Czyta się tę książkę tym bardziej dokładnie, im bardziej znajduje się w niej identyfikację. Tak, znam te miejscowości. Tak, wiem, które to ulice i w Gliwicach, i w Berlinie. Tak, rozumiem atmosferę rodzinnego spotkania zakończonego kłótnią. Tak, rozumiem miękkość serca opancerzoną surowością prawdziwego i dumnego „hajera”. Tak, rozumiem dobroć matuli a zwłaszcza rozumiem niezdefiniowaną tożsamość Alojza Pokory, który, jak mamy to w śląskiej naturze, chciał być dobry dla każdego tak dalece, że stał się zbędny dla wszystkich. 

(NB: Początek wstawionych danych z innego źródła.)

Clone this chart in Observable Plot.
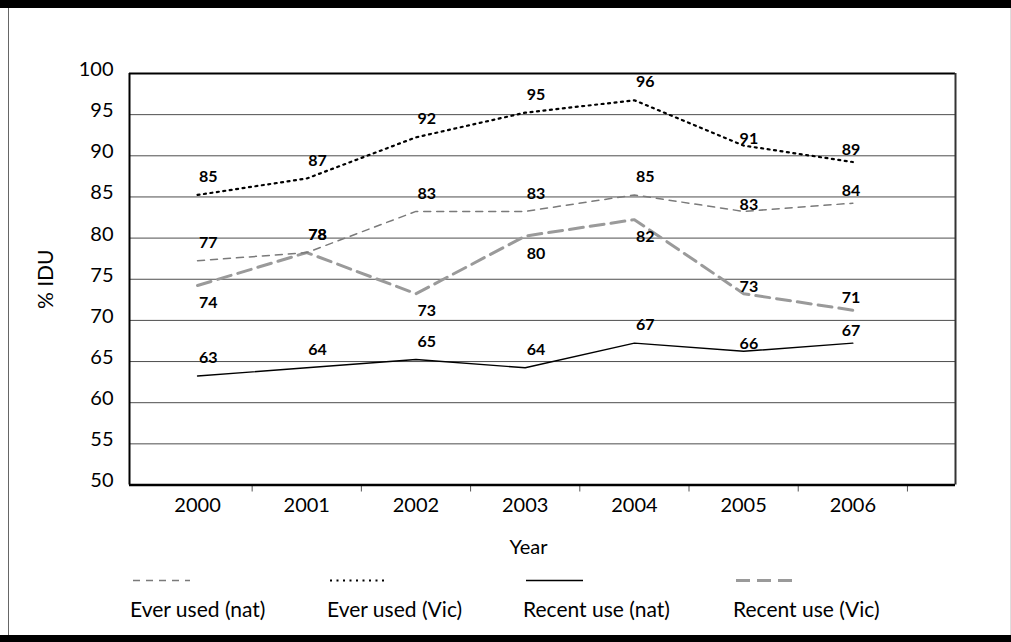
<!DOCTYPE html>
<html>
<head>
<meta charset="utf-8">
<script src="https://cdn.jsdelivr.net/npm/d3@7"></script>
<script src="https://cdn.jsdelivr.net/npm/@observablehq/plot@0.6"></script>
<style>
  html, body { margin: 0; padding: 0; background: #fff; }
  #page { position: relative; width: 1011px; height: 642px; overflow: hidden; background: #fff; font-family: Lato, sans-serif; }
  #chart { position: absolute; left: 0; top: 0; }
  .edge { position: absolute; }
</style>
</head>
<body>
<div id="page">
  <div id="chart"></div>
</div>
<script>
// ---- data ----
const years = [2000, 2001, 2002, 2003, 2004, 2005, 2006];
const everUsedNat = [77, 78, 83, 83, 85, 83, 84];
const everUsedVic = [85, 87, 92, 95, 96.5, 91, 89];
const recentUseNat = [63, 64, 65, 64, 67, 66, 67];
const recentUseVic = [74, 78, 73, 80, 82, 73, 71];
const seriesNames = ["Ever used (nat)", "Ever used (Vic)", "Recent use (nat)", "Recent use (Vic)"];
const yTicks = [50, 55, 60, 65, 70, 75, 80, 85, 90, 95, 100];
const xTitle = "Year";
const yTitle = "% IDU";

// ---- table built from the arrays ----
const seriesValues = [everUsedNat, everUsedVic, recentUseNat, recentUseVic];
const data = seriesNames.flatMap((s, i) =>
  years.map((year, j) => ({series: s, year, value: seriesValues[i][j]})));

const styles = {
  "Ever used (nat)":  {stroke: "#7a7a7a", strokeWidth: 1.5, strokeDasharray: "7,6"},
  "Ever used (Vic)":  {stroke: "#000000", strokeWidth: 2.2, strokeDasharray: "2,4.5"},
  "Recent use (nat)": {stroke: "#000000", strokeWidth: 1.4},
  "Recent use (Vic)": {stroke: "#9a9a9a", strokeWidth: 3, strokeDasharray: "14,7"}
};
const drawOrder = ["Recent use (Vic)", "Ever used (nat)", "Recent use (nat)", "Ever used (Vic)"];

// label placement (layout, in pixels)
function labelPlacement(d) {
  const below = d.series === "Recent use (Vic)" && d.year !== 2001 && d.year <= 2004;
  if (d.year <= 2004) return below ? [1.5, 15.5] : [1.5, -20];
  if (d.year === 2005) return [-4, -9];
  return [-11, -14.5];
}
const labelRows = data.map(d => ({...d, off: labelPlacement(d)}));
const labelGroups = d3.groups(labelRows, d => d.off.join(","));

const xDomain = [years[0] - 0.623, years[years.length - 1] + 0.94];
const halfTicks = years.map(y => y + 0.5);

const lineMarks = drawOrder.map(s =>
  Plot.line(data.filter(d => d.series === s), {x: "year", y: "value", dy: -2, ...styles[s]}));

const labelMarks = labelGroups.map(([k, rows]) =>
  Plot.text(rows, {
    x: "year", y: "value", text: d => String(Math.floor(d.value)),
    dx: rows[0].off[0], dy: rows[0].off[1],
    textAnchor: "start", fontSize: 16, fontWeight: "bold", fill: "#000"
  }));

const chartHeight = 575;
const chart = Plot.plot({
  width: 1011,
  height: chartHeight,
  marginTop: 73,
  marginBottom: chartHeight - 484.5,
  marginLeft: 129,
  marginRight: 56,
  style: {fontFamily: "Lato, sans-serif", color: "#000", background: "#fff"},
  x: {type: "linear", domain: xDomain},
  y: {domain: [50, 100]},
  marks: [
    Plot.ruleY(yTicks.filter(v => v > 50 && v < 100), {stroke: "#4d4d4d", strokeWidth: 1}),
    Plot.axisY(yTicks, {tickSize: 0, tickPadding: 16, fontSize: 20, dy: -4, label: null}),
    Plot.axisX(years, {tickSize: 0, tickPadding: 13, fontSize: 20, label: null, tickFormat: d => String(d)}),
    Plot.axisX(halfTicks, {tickSize: 7, tickFormat: () => "", label: null, stroke: "#555"}),
    ...lineMarks,
    ...labelMarks,
    Plot.ruleY([100], {stroke: "#000", strokeWidth: 2}),
    Plot.ruleX([xDomain[1]], {stroke: "#333", strokeWidth: 2}),
    Plot.ruleX([xDomain[0]], {stroke: "#000", strokeWidth: 2}),
    Plot.ruleY([50], {stroke: "#000", strokeWidth: 2.5}),
    Plot.text([xTitle], {text: d => d, frameAnchor: "bottom", textAnchor: "middle", dx: -14, dy: 55, lineAnchor: "top", fontSize: 20}),
    Plot.text([yTitle], {text: d => d, frameAnchor: "left", textAnchor: "middle", lineAnchor: "middle", dx: -83.5, rotate: -90, fontSize: 21})
  ]
});
document.getElementById("chart").appendChild(chart);

// ---- legend below the plot ----
const legendTop = chartHeight;
const legendX = [130, 327, 523, 733];
const legend = d3.create("svg")
  .attr("width", 1011).attr("height", 642 - legendTop)
  .style("position", "absolute").style("left", "0px").style("top", legendTop + "px")
  .style("font-family", "Lato, sans-serif");
seriesNames.forEach((s, i) => {
  const st = styles[s];
  legend.append("line")
    .attr("x1", legendX[i] + 3).attr("x2", legendX[i] + 60)
    .attr("y1", 580.5 - legendTop).attr("y2", 580.5 - legendTop)
    .attr("stroke", st.stroke).attr("stroke-width", st.strokeWidth)
    .attr("stroke-dasharray", st.strokeDasharray || null);
  legend.append("text")
    .attr("x", legendX[i]).attr("y", 617 - legendTop)
    .attr("font-size", 21).attr("fill", "#000")
    .text(s);
});
document.getElementById("page").appendChild(legend.node());

// ---- page edges ----
const page = document.getElementById("page");
[
  {left: 0, top: 0, width: 1011, height: 8, bg: "#000"},
  {left: 0, top: 635, width: 1011, height: 7, bg: "#000"},
  {left: 8, top: 8, width: 1, height: 627, bg: "#666"},
  {left: 1010, top: 8, width: 1, height: 627, bg: "#ddd"}
].forEach(e => {
  const div = document.createElement("div");
  div.className = "edge";
  Object.assign(div.style, {left: e.left + "px", top: e.top + "px", width: e.width + "px", height: e.height + "px", background: e.bg});
  page.appendChild(div);
});
</script>
</body>
</html>
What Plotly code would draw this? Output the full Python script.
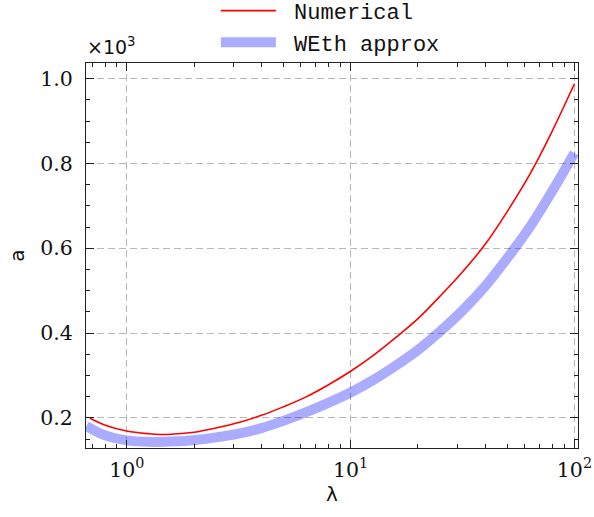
import plotly.graph_objects as go

# Data (a in units of 10^3)
lam_num = [0.686, 0.79, 1.0, 1.26, 1.41, 1.58, 2.0, 2.5, 3.16, 4.0, 5.0, 6.3, 7.9, 10,
           12.6, 15.8, 20, 25, 31.6, 40, 50, 63, 79, 100]
a_num = [0.199, 0.184, 0.169, 0.1625, 0.161, 0.1615, 0.166, 0.176, 0.189, 0.206, 0.226, 0.249, 0.277, 0.310,
         0.347, 0.388, 0.434, 0.486, 0.544, 0.610, 0.686, 0.773, 0.873, 0.988]

lam_weth = [0.66, 0.79, 1.0, 1.26, 1.58, 2.0, 2.5, 3.16, 4.0, 5.0, 6.3, 7.9, 10,
            12.6, 15.8, 20, 25, 31.6, 40, 50, 63, 79, 100]
a_weth = [0.181, 0.160, 0.147, 0.1435, 0.1445, 0.1475, 0.154, 0.163, 0.176, 0.193, 0.213, 0.235, 0.260,
          0.289, 0.322, 0.360, 0.403, 0.453, 0.511, 0.576, 0.649, 0.732, 0.825]

series_names = ["\u00a0Numerical", "\u00a0WEth approx"]

x_ticks = [1, 10, 100]
x_ticktext = ["10<sup>0</sup>", "10<sup>1</sup>", "10<sup>2</sup>"]
y_ticks = [0.2, 0.4, 0.6, 0.8, 1.0]
y_ticktext = ["0.2", "0.4", "0.6", "0.8", "1.0"]

minor_x = [m * d for d in (0.1, 1, 10, 100) for m in range(2, 10)]
minor_y = [0.15, 0.25, 0.3, 0.35, 0.45, 0.5, 0.55, 0.65, 0.7, 0.75, 0.85, 0.9, 0.95]

fig = go.Figure()
fig.add_trace(go.Scatter(x=lam_num, y=a_num, mode="lines", name=series_names[0],
                         line=dict(color="#ff0000", width=1.6, shape="spline")))
fig.add_trace(go.Scatter(x=lam_weth, y=a_weth, mode="lines", name=series_names[1],
                         line=dict(color="rgba(0,0,255,0.33)", width=10, shape="spline")))

axis_common = dict(
    showline=True, linecolor="#222", linewidth=1.3, mirror="allticks",
    ticks="inside", ticklen=8, tickwidth=1.1, tickcolor="#222",
    showgrid=True, gridcolor="#b8b8b8", griddash="7px,4px", gridwidth=1.1,
    zeroline=False,
    tickfont=dict(family="DejaVu Serif", size=20.5, color="#111"),
)

fig.update_xaxes(type="log", range=[-0.182, 2.016], tickmode="array",
                 tickvals=x_ticks, ticktext=x_ticktext, ticklabelstandoff=3,
                 minor=dict(tickmode="array", tickvals=minor_x, ticks="inside",
                            ticklen=4, tickcolor="#222", showgrid=False),
                 title=dict(text="λ", font=dict(family="DejaVu Sans", size=20, color="#111"), standoff=3),
                 **axis_common)
fig.update_yaxes(range=[0.129, 1.037], tickmode="array", tickvals=y_ticks,
                 ticktext=y_ticktext, ticklabelstandoff=8,
                 minor=dict(tickmode="array", tickvals=minor_y, ticks="inside",
                            ticklen=4, tickcolor="#222", showgrid=False),
                 title=dict(text="a", font=dict(family="DejaVu Sans", size=20, color="#111"), standoff=10),
                 **axis_common)

fig.add_annotation(text="×10<sup>3</sup>", xref="paper", yref="paper", x=-0.002, y=1.008,
                   xanchor="left", yanchor="bottom", showarrow=False,
                   font=dict(family="DejaVu Sans", size=19, color="#111"))

fig.update_layout(
    width=594, height=517,
    margin=dict(l=86, r=16, t=63, b=69, autoexpand=False),
    paper_bgcolor="white", plot_bgcolor="white",
    legend=dict(x=0.264, y=1.19, xanchor="left", yanchor="top",
                font=dict(family="Liberation Mono", size=22, color="#111"),
                bgcolor="rgba(0,0,0,0)", itemwidth=55, tracegroupgap=0),
    showlegend=True,
)

fig.write_html("out.html")
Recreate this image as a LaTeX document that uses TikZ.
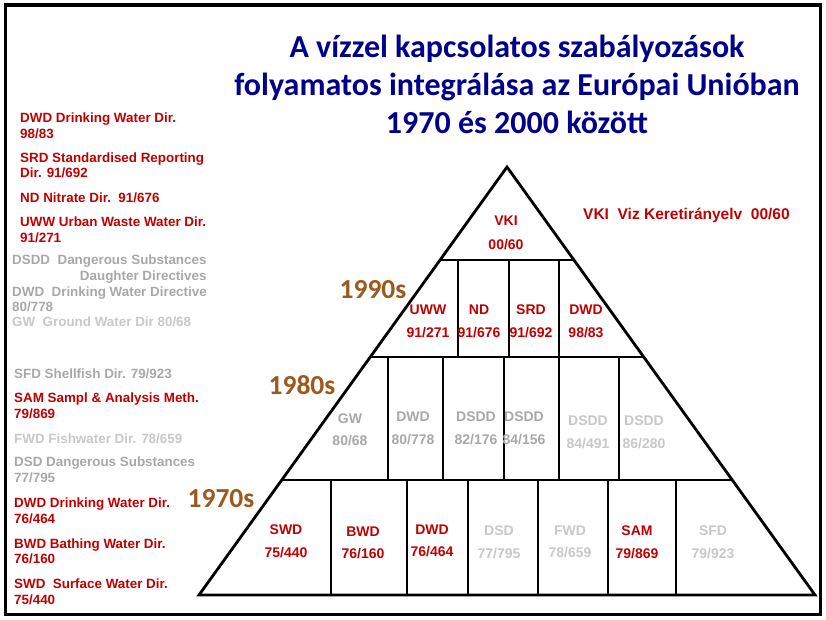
\documentclass[tikz,border=0pt]{standalone}
\usepackage{fontspec}
\setmainfont{Liberation Sans}
\newfontfamily\calfont{Carlito}
\definecolor{dirred}{RGB}{192,0,0}
\definecolor{decadebrown}{RGB}{158,88,28}
\definecolor{titleblue}{RGB}{0,0,140}
\definecolor{oldgrey}{RGB}{168,168,168}
\definecolor{palegrey}{RGB}{200,200,200}

\begin{document}
\begin{tikzpicture}[x=1pt, y=-1pt, pyramid/.style={line width=2.8pt, line join=miter}, tier/.style={line width=2.3pt},
    redtag/.style={text=dirred, font=\bfseries\fontsize{14}{22.5}\selectfont, align=center, inner sep=0pt},
    greytag/.style={redtag, text=oldgrey}, paletag/.style={redtag, text=palegrey},
    decade/.style={text=decadebrown, font=\calfont\bfseries\fontsize{27.5}{30}\selectfont, inner sep=0pt},
    listred/.style={text=dirred, font=\bfseries\fontsize{13.4}{15.5}\selectfont, align=left, anchor=west, inner sep=0pt},
    listgrey/.style={listred, text=oldgrey}, listpale/.style={listred, text=palegrey}]
    \useasboundingbox (0,0) rectangle (826,620);
    \draw[line width=3.5pt] (5.5,5) rectangle (820.5,614.5);
    %% Title
    \node[text=titleblue, font=\calfont\bfseries\fontsize{32}{38}\selectfont, align=center] (title) at (517,84.5)
    {A vízzel kapcsolatos szabályozások\\folyamatos integrálása az Európai Unióban\\1970 és 2000 között};
    %% Pyramid
    \coordinate (apex) at (507,167);
    \coordinate (bl) at (199,595);
    \coordinate (br) at (815,595);
    \draw[pyramid] (apex) -- (br) -- (bl) -- cycle;
    \path (apex) -- coordinate[pos=.2173](l1) coordinate[pos=.4439](l2) coordinate[pos=.7313](l3) (bl);
    \path (apex) -- coordinate[pos=.2173](r1) coordinate[pos=.4439](r2) coordinate[pos=.7313](r3) (br);
    \draw[tier] (l1) -- (r1) (l2) -- (r2) (l3) -- (r3);
    \draw[pyramid] (458,260) -- (458,357) (509,260) -- (509,357) (559,260) -- (559,357);
    \draw[pyramid] (388,357) -- (388,480) (443,357) -- (443,480) (504,357) -- (504,480) (559,357) -- (559,480) (619,357) -- (619,480);
    \draw[pyramid] (331,480) -- (331,595) (407,480) -- (407,595) (468,480) -- (468,595) (538,480) -- (538,595) (608,480) -- (608,595) (676,480) -- (676,595);
    %% Decades
    \node[decade] (d90) at (373,290) {1990s};
    \node[decade] (d80) at (302,385) {1980s};
    \node[decade] (d70) at (221,499) {1970s};
    %% Top
    \node[redtag, font=\bfseries\fontsize{14}{24}\selectfont] (vki) at (506,233) {VKI\\00/60};
    \node[redtag, font=\bfseries\fontsize{15.5}{17}\selectfont, anchor=west] (vkitext) at (583,215) {VKI~~Viz Keretirányelv~~00/60};
    %% 1990s
    \node[redtag] (uww) at (428,321.5) {UWW\\91/271};
    \node[redtag] (nd) at (479,321.5) {ND\\91/676};
    \node[redtag] (srd) at (531,321.5) {SRD\\91/692};
    \node[redtag] (dwdb) at (586,321.5) {DWD\\98/83};
    %% 1980s
    \node[greytag] (gw) at (350,429.5) {GW\\80/68};
    \node[greytag] (dwdc) at (413,428.5) {DWD\\80/778};
    \node[greytag] (dsdda) at (476,428) {DSDD\\82/176};
    \node[greytag] (dsddb) at (524,428) {DSDD\\84/156};
    \node[paletag] (dsddc) at (588,432) {DSDD\\84/491};
    \node[paletag] (dsddd) at (644,432) {DSDD\\86/280};
    %% 1970s
    \node[redtag] (swd) at (286,541) {SWD\\75/440};
    \node[redtag] (bwd) at (363,543) {BWD\\76/160};
    \node[redtag] (dwda) at (432,541) {DWD\\76/464};
    \node[paletag] (dsd) at (499,542) {DSD\\77/795};
    \node[paletag] (fwd) at (570,542) {FWD\\78/659};
    \node[redtag] (sam) at (637,542) {SAM\\79/869};
    \node[paletag] (sfd) at (713,542) {SFD\\79/923};
    %% Directive list
    \node[listred] (dwd98) at (20,126) {DWD Drinking Water Dir.\\98/83};
    \node[listred] (srd91) at (20,165.5) {SRD Standardised Reporting\\Dir. 91/692};
    \node[listred] (nd91) at (20,198) {ND Nitrate Dir.~~91/676};
    \node[listred] (uww91) at (20,230) {UWW Urban Waste Water Dir.\\91/271};
    \node[listgrey, align=right] (dsdd) at (12,269) {DSDD~~Dangerous Substances\\Daughter Directives~};
    \node[listgrey] (dwd80) at (12,299.5) {DWD~~Drinking Water Directive\\80/778};
    \node[listpale] (gw80) at (12,322) {GW~~Ground Water Dir 80/68};
    \node[listgrey] (sfd79) at (14,374) {SFD Shellfish Dir. 79/923};
    \node[listred] (sam79) at (14,406) {SAM Sampl \& Analysis Meth.\\79/869};
    \node[listpale] (fwd78) at (14,439) {FWD Fishwater Dir. 78/659};
    \node[listgrey] (dsd77) at (14,470) {DSD Dangerous Substances\\77/795};
    \node[listred] (dwd76) at (14,511) {DWD Drinking Water Dir.\\76/464};
    \node[listred] (bwd76) at (14,551.5) {BWD Bathing Water Dir.\\76/160};
    \node[listred] (swd75) at (14,592) {SWD~~Surface Water Dir.\\75/440};
\end{tikzpicture}
\end{document}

Jestem technikiem, nie znam się na literaturze, ale jestem Ślązakiem i wiem, że dostaliśmy do przeczytania dzieło wybitne, za które może Autor nie dostanie w Polsce, a zwłaszcza w Niemczech, najwyższych laurów, ale od nas  - Ślązaków – należy się Szczepanowi Twardochowi najwyższa wdzięczność i szacunek. 
Na koniec refleksja współczesna. Kilka lat temu, przy okazji służbowej wizyty w Niemczech, spotkałem swojego rodaka z Zabrza i jednocześnie kolegę z Technikum Górniczego. Zaprosił mnie na górniczą biesiadę w Essen. Poszedłem. Na sali około 200 osób. Z głośników lecą „szlagiery”. Jemy kiełbaski z bułką i „szałotem”, i oczywiście piwo. Po wstępnym posiłku szef spotkania – były nadsztygar Kopalni „Zollverein” – w perfekcyjnym języku Goethego ogłosił: „Teraz kamraty pośpiewamy. Otwórzcie na stronie trzeciej”. No i zaśpiewali „szła dzieweczka do laseczka” – sami „Alejzowie Pokora”. Tyle, że szczęśliwsi.